Masterminds / html5-php

An HTML5 parser and serializer for PHP.
http://masterminds.github.io/html5-php/
Other
1.55k stars 114 forks source link

Uninitialized string offset in src/HTML5/Parser/Scanner.php:108 #215

Closed leeN closed 2 years ago

leeN commented 2 years ago

Hello!

I'm playing around with some PHP sanitization libraries and found the following issue in your HTML parser:

The Scanner::peek() method attempts to read beyond the string's end in some cases. From looking at the strack trace it seems like this check is wrong (I think it should be < instead of <= as EOF == strlen($data)).
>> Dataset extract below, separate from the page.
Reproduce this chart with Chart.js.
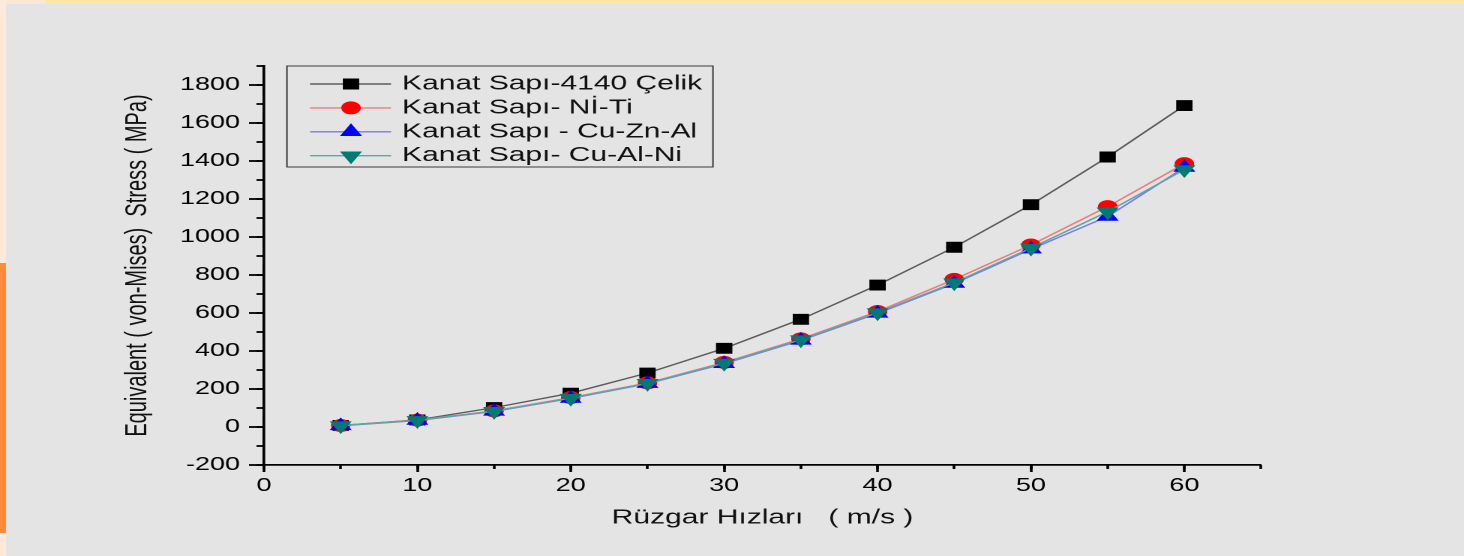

Changing the comparison operator to < makes the warning go away as well.

How to reproduce:

Install the current masterminds/html5 version via composer: composer require masterminds/html5

Run the following php script:

<?php
require "vendor/autoload.php";

use Masterminds\HTML5;
$html5 = new HTML5();
$html = "<form ></span><!--*/'><!--";
$dom = $html5->loadHTML($html);

print $html5->saveHTML($dom);

The warning seems to occur if there are incorrect comments (i.e., trailing and unclosed xml comments) in the input. While this HTML fragment is obviously invalid, your parser is used by several sanitization libraries (e.g., the typo3 one) which have to handle broken HTML.

I do not think this causes any kind of parsing issues, but this still seems to be a bug on your end.

Cheers!